The mass of an electron is incredibly small, making it a fundamental unit in atomic-scale calculations. This mass is approximately \(9.108 \times 10^{-31} \text{ kg}\). Electrons are subatomic particles that orbit the nucleus of an atom. Despite being one of the smallest particles, their mass is crucial for calculations in chemistry and physics.
The small mass means that electrons have negligible mass compared to protons and neutrons. However, due to their significant role in forming chemical bonds, their mass becomes important during calculations involving atomic and molecular structures.
Although the mass of a single electron seems insignificant, when considering large numbers, such as Avogadro's number of electrons, their total mass becomes a value that can be tangibly measured and applied in various scientific contexts.

• Individual electron mass: \(9.108 \times 10^{-31} \text{ kg}\)
• Key role: Electron mass is vital for understanding chemical reactions and electron behavior in atoms.

Understanding the mass of an electron aids in the crucial conversion between atomic and bulk material calculations.

Avogadro's number is a constant that links the microscopic world of atoms and molecules to macroscopic quantities we can observe and measure. This number is defined as \(6.023 \times 10^{23}\) entities per mole. It provides a bridge between quantum-scale particles and real-world observations.
This number is fundamental for calculations involving chemical equations and conversions between moles and grams. Essentially, Avogadro's number tells you how many atoms or molecules are in one mole of a substance. This allows chemists to predict how substances will behave when combined or altered.

• Avogadro's number: \(6.023 \times 10^{23}\) entities per mole
• Usage: It is essential for calculations in stoichiometry, determining molar masses, and converting particle numbers to moles.

By using Avogadro's number, chemists can effectively scale the results from the level of atoms and molecules to quantities that can be accurately measured and used in laboratory settings.

To calculate the moles of electrons that weigh a specific amount, like one kilogram, we need to apply the concept of a mole, Avogadro's number, and the mass of an electron.
Firstly, it's important to find the mass of one mole of electrons.
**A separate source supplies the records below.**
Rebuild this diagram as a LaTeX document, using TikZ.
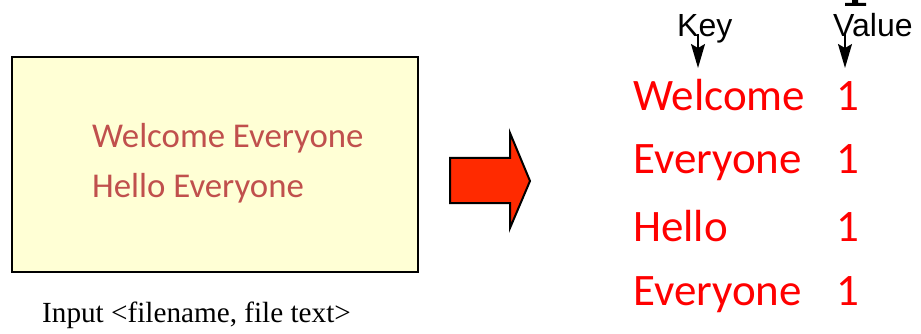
\documentclass[tikz,border=0pt]{standalone}
\usepackage{fontspec}
\setmainfont{Liberation Sans}
\newfontfamily\calfont{Carlito}
\newfontfamily\timesfont{Liberation Serif}
\usetikzlibrary{arrows.meta}
\definecolor{boxfill}{HTML}{FFFFD5}
\definecolor{boxtext}{HTML}{C0504D}
\definecolor{arrowred}{HTML}{FF2A00}
\begin{document}
\begin{tikzpicture}[x=1pt,y=-1pt,
  boxline/.style={inner sep=0pt, anchor=base west, text=boxtext, font=\calfont\fontsize{34.8}{40}\selectfont},
  kvtext/.style={inner sep=0pt, anchor=base west, text=red, font=\calfont\fontsize{45}{50}\selectfont},
  labeltext/.style={inner sep=0pt, anchor=base west, font=\fontsize{32}{36}\selectfont},
  pointer/.style={line width=1.5pt, -{Stealth[length=24pt,width=14pt,inset=4pt]}}]
\useasboundingbox (0,0) rectangle (921,334);
% cropped title fragment
\fill[black] (852,0) -- (858,0) -- (858,3) -- (866,3) -- (866,6) -- (845,6) -- (845,3) -- (852,3) -- cycle;
% input box
\node[draw, fill=boxfill, line width=2pt, minimum width=406pt, minimum height=215pt, anchor=north west, inner sep=0pt] (inbox) at (11,56) {};
\node[boxline] (l1) at (92,147) {Welcome Everyone};
\node[boxline] (l2) at (92,197) {Hello Everyone};
\node[inner sep=0pt, anchor=base west, font=\timesfont\fontsize{29.2}{34}\selectfont] (cap) at (42,322) {Input <filename, file text>};
% big arrow
\draw[fill=arrowred, line width=2pt, line join=miter] (450,158) -- (510,158) -- (510,133) -- (530,181) -- (510,228) -- (510,203) -- (450,203) -- cycle;
% key / value
\node[labeltext] (key) at (677,37) {Key};
\node[labeltext] (val) at (833,37) {Value};
\coordinate (kt) at (698,34);
\coordinate (kh) at (698,68);
\coordinate (vt) at (845,34);
\coordinate (vh) at (845,68);
\draw[pointer] (kt) -- (kh);
\draw[pointer] (vt) -- (vh);
% key value pairs
\node[kvtext] (k1) at (633,111) {Welcome};
\node[kvtext] (k2) at (633,173) {Everyone};
\node[kvtext] (k3) at (633,241) {Hello};
\node[kvtext] (k4) at (633,305) {Everyone};
\node[kvtext] (v1) at (836,111) {1};
\node[kvtext] (v2) at (836,173) {1};
\node[kvtext] (v3) at (836,241) {1};
\node[kvtext] (v4) at (836,305) {1};
\end{tikzpicture}
\end{document}
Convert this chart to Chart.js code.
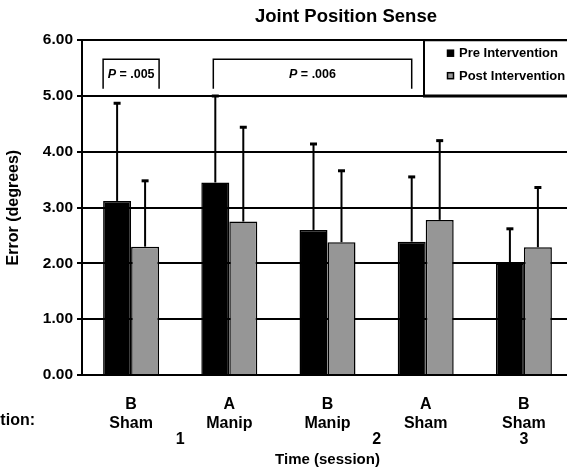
<!DOCTYPE html>
<html>
<head>
<meta charset="utf-8">
<title>Joint Position Sense</title>
<script src="https://cdn.jsdelivr.net/npm/chart.js@4"></script>
<style>
    html, body { margin: 0; padding: 0; background: #fff; overflow: hidden; }
    #wrap { position: relative; width: 692px; height: 476px; }
</style>
</head>
<body>
<div id="wrap"><canvas id="jpsChart" width="692" height="476"></canvas></div>
<script>
const FONT = "'Liberation Sans', Arial, Helvetica, sans-serif";

// Intervention per bar group (letter / treatment)
const interventions = [['B', 'Sham'], ['A', 'Manip'], ['B', 'Manip'], ['A', 'Sham'], ['B', 'Sham']];

// Mean error (degrees) and SD
const preMeans = [3.12, 3.45, 2.60, 2.39, 2.00];
const preSD = [1.75, 1.55, 1.54, 1.16, 0.62];
const postMeans = [2.30, 2.75, 2.38, 2.78, 2.29];
const postSD = [1.18, 1.69, 1.28, 1.42, 1.07];

// Session numbers and the group index they sit under
const sessionLabels = ['1', '2', '3'];
const sessionAt = [0.5, 2.5, 4];

// Significance brackets (group indexes)
const pValues = [
    { text: '.005', from: 0, to: 0 },
    { text: '.006', from: 1, to: 3 }
];

// One-sided (upward) error bars
const errorBars = {
    id: 'errorBars',
    afterDatasetsDraw(chart) {
        const ctx = chart.ctx;
        const y = chart.scales.y;
        const sds = [preSD, postSD];
        ctx.save();
        ctx.strokeStyle = '#000';
        chart.data.datasets.forEach((ds, d) => {
            chart.getDatasetMeta(d).data.forEach((bar, i) => {
                const top = y.getPixelForValue(ds.data[i] + sds[d][i]);
                ctx.lineWidth = 2;
                ctx.beginPath();
                ctx.moveTo(bar.x, bar.y);
                ctx.lineTo(bar.x, top);
                ctx.stroke();
                ctx.lineWidth = 3;
                ctx.beginPath();
                ctx.moveTo(bar.x - 3.5, top);
                ctx.lineTo(bar.x + 3.5, top);
                ctx.stroke();
            });
        });
        ctx.restore();
    }
};

// Brackets, legend box, session numbers and the "Intervention:" row label
const extras = {
    id: 'extras',
    afterDraw(chart) {
        const ctx = chart.ctx;
        const x = chart.scales.x;
        const y = chart.scales.y;
        const pre = chart.getDatasetMeta(0).data;
        const post = chart.getDatasetMeta(1).data;
        ctx.save();
        ctx.fillStyle = '#000';
        ctx.strokeStyle = '#000';

        // p value brackets
        const yt = y.getPixelForValue(5.66);
        const yb = y.getPixelForValue(5.13);
        pValues.forEach(p => {
            let x0, x1;
            if (p.from === p.to) {
                x0 = pre[p.from].x - pre[p.from].width / 2;
                x1 = post[p.to].x + post[p.to].width / 2;
            } else {
                x0 = pre[p.from].x - 2;
                x1 = pre[p.to].x;
            }
            ctx.lineWidth = 1.5;
            ctx.beginPath();
            ctx.moveTo(x0, yb);
            ctx.lineTo(x0, yt);
            ctx.lineTo(x1, yt);
            ctx.lineTo(x1, yb);
            ctx.stroke();

            const rest = ' = ' + p.text;
            ctx.textBaseline = 'middle';
            ctx.textAlign = 'left';
            ctx.font = 'italic bold 12.5px ' + FONT;
            const wP = ctx.measureText('P').width;
            ctx.font = 'bold 12.5px ' + FONT;
            const wR = ctx.measureText(rest).width;
            const sx = (x0 + x1) / 2 - (wP + wR) / 2;
            const ty = (yt + yb) / 2 + 1;
            ctx.font = 'italic bold 12.5px ' + FONT;
            ctx.fillText('P', sx, ty);
            ctx.font = 'bold 12.5px ' + FONT;
            ctx.fillText(rest, sx + wP, ty);
        });

        // legend box
        const lx = 424;
        const ly0 = y.getPixelForValue(6);
        const ly1 = y.getPixelForValue(5);
        ctx.fillStyle = '#fff';
        ctx.fillRect(lx, ly0, chart.width - lx, ly1 - ly0);
        ctx.lineWidth = 2;
        ctx.beginPath();
        ctx.moveTo(chart.width, ly0);
        ctx.lineTo(lx, ly0);
        ctx.lineTo(lx, ly1);
        ctx.stroke();
        ctx.lineWidth = 3;
        ctx.beginPath();
        ctx.moveTo(lx - 1, ly1);
        ctx.lineTo(chart.width, ly1);
        ctx.stroke();

        ctx.font = 'bold 13px ' + FONT;
        ctx.textAlign = 'left';
        ctx.textBaseline = 'middle';
        const rowY = [ly0 + 13, ly0 + 35.5];
        chart.data.datasets.forEach((ds, d) => {
            ctx.fillStyle = ds.backgroundColor;
            ctx.fillRect(447.5, rowY[d] - 3, 6, 6);
            ctx.lineWidth = 1.5;
            ctx.strokeRect(447.5, rowY[d] - 3, 6, 6);
            ctx.fillStyle = '#000';
            ctx.fillText(ds.label, 459, rowY[d] + 0.5);
        });

        // session numbers and row label
        ctx.font = 'bold 16px ' + FONT;
        ctx.textAlign = 'center';
        sessionLabels.forEach((s, i) => {
            ctx.fillText(s, x.getPixelForValue(sessionAt[i]), 439.5);
        });
        ctx.textAlign = 'right';
        ctx.fillText('Intervention:', 35, 421);
        ctx.restore();
    }
};

const ctx = document.getElementById('jpsChart').getContext('2d');
const chart = new Chart(ctx, {
    type: 'bar',
    data: {
        labels: interventions,
        datasets: [
            {
                label: 'Pre Intervention',
                data: preMeans,
                backgroundColor: '#000000',
                borderColor: '#000000',
                borderWidth: 1.5
            },
            {
                label: 'Post Intervention',
                data: postMeans,
                backgroundColor: '#969696',
                borderColor: '#000000',
                borderWidth: 1.5
            }
        ]
    },
    options: {
        responsive: false,
        animation: false,
        devicePixelRatio: 1,
        categoryPercentage: 0.57,
        barPercentage: 1.0,
        plugins: {
            legend: { display: false },
            tooltip: { enabled: false },
            title: {
                display: true,
                text: 'Joint Position Sense',
                color: '#000',
                font: { family: FONT, size: 18.5, weight: 'bold' },
                padding: { top: 6, bottom: 12 }
            }
        },
        scales: {
            x: {
                grid: { display: false },
                border: { display: true, color: '#000', width: 2 },
                ticks: {
                    color: '#000',
                    padding: 12.5,
                    font: { family: FONT, size: 16, weight: 'bold', lineHeight: 1.15 },
                    maxRotation: 0
                },
                title: {
                    display: true,
                    text: 'Time (session)',
                    color: '#000',
                    font: { family: FONT, size: 15, weight: 'bold' },
                    padding: { top: 20, bottom: 7 }
                },
                afterFit(scale) { scale.height = 101; }
            },
            y: {
                min: 0,
                max: 6,
                grid: { color: '#000', lineWidth: 2, tickLength: 5 },
                border: { display: true, color: '#000', width: 2 },
                ticks: {
                    stepSize: 1,
                    color: '#000',
                    padding: 4,
                    font: { family: FONT, size: 15.5, weight: 'bold' },
                    callback: v => v.toFixed(2)
                },
                title: {
                    display: true,
                    text: 'Error (degrees)',
                    color: '#000',
                    font: { family: FONT, size: 16, weight: 'bold' },
                    padding: { top: 4, bottom: 4 }
                },
                afterFit(scale) { scale.width = 82; }
            },
            yPad: {
                type: 'linear',
                position: 'right',
                grid: { display: false },
                border: { display: false },
                ticks: { display: false },
                afterFit(scale) { scale.width = 119; }
            }
        }
    },
    plugins: [errorBars, extras]
});
</script>
</body>
</html>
This is done by multiplying the mass of a single electron by Avogadro's number: \[\text{Mass of one mole of electrons} = 9.108 \times 10^{-31} \text{ kg} \times 6.023 \times 10^{23}\]This results in the mass of one mole of electrons being approximately \(5.488 \times 10^{-7} \text{ kg/mol}\).
With this mass, we can then calculate how many moles of electrons would weigh one kilogram by dividing 1 kg by the mass of a mole of electrons:\[\text{Number of moles} = \frac{1 \text{ kg}}{5.488 \times 10^{-7} \text{ kg/mol}} \approx 1.823 \times 10^{6} \text{ mol}\]This calculation reveals that approximately \(1.823 \times 10^{6}\) moles of electrons have a cumulative mass of one kilogram.

• Calcuation includes: Electron mass, Avogadro's number, and mole concept.
• Result: \(1.823 \times 10^{6}\) moles of electrons weigh 1 kg.

Understanding these calculations aids in applying abstract scientific concepts to practical situations in laboratory and industrial applications.